The task: Scan the listing below. Report each line that includes "matplotlib".

Data:
%%

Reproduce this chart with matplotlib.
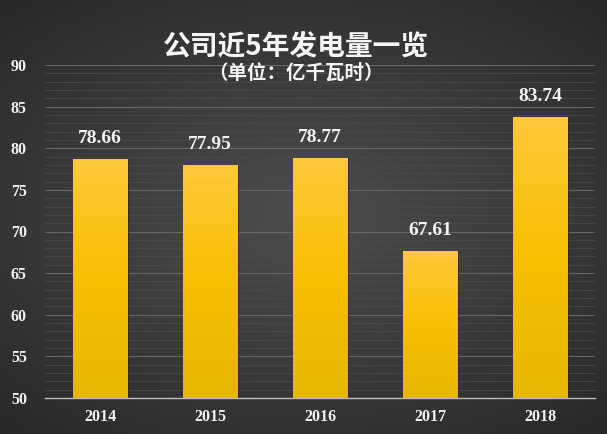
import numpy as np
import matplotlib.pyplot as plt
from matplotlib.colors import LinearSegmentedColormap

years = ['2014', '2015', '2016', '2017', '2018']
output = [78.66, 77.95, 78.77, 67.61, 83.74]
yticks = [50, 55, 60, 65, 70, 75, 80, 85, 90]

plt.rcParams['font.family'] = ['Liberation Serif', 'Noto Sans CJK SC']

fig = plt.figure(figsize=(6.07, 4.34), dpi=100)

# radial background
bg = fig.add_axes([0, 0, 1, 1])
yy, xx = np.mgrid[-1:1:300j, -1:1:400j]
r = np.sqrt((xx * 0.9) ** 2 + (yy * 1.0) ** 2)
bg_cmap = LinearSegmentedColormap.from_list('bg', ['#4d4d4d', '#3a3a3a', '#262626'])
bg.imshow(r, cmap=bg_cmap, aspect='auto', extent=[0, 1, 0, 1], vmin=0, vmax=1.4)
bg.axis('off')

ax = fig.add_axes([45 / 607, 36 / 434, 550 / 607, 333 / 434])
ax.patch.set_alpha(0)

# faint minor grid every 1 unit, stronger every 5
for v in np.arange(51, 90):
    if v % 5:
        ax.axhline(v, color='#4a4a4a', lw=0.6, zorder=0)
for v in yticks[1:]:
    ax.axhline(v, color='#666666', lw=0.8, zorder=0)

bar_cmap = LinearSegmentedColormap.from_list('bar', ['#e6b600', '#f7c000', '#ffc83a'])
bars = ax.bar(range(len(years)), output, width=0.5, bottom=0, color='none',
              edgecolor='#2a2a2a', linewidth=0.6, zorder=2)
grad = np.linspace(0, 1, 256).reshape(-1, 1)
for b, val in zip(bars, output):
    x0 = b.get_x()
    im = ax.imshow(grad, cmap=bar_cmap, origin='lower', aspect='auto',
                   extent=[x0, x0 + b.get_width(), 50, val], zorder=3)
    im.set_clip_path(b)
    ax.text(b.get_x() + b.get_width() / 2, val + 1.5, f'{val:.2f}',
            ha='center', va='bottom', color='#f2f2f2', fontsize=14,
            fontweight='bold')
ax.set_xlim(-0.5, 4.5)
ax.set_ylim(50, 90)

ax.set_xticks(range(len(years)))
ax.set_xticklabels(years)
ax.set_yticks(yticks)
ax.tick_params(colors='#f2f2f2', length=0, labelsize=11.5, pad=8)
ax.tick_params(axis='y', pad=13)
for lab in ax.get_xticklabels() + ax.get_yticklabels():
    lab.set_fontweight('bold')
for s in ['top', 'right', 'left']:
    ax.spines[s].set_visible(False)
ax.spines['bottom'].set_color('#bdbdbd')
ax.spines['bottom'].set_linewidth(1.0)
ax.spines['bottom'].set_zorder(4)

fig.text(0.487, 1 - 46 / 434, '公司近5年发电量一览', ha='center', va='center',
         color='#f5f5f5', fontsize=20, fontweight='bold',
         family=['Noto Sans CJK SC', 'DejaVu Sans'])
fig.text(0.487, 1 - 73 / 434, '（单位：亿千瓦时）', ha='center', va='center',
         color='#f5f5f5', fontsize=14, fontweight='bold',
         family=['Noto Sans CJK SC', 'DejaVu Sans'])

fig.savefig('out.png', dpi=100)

%%

Solved problem:
Reproduce this chart with matplotlib.
import matplotlib.pyplot as plt
from matplotlib.colors import LinearSegmentedColormap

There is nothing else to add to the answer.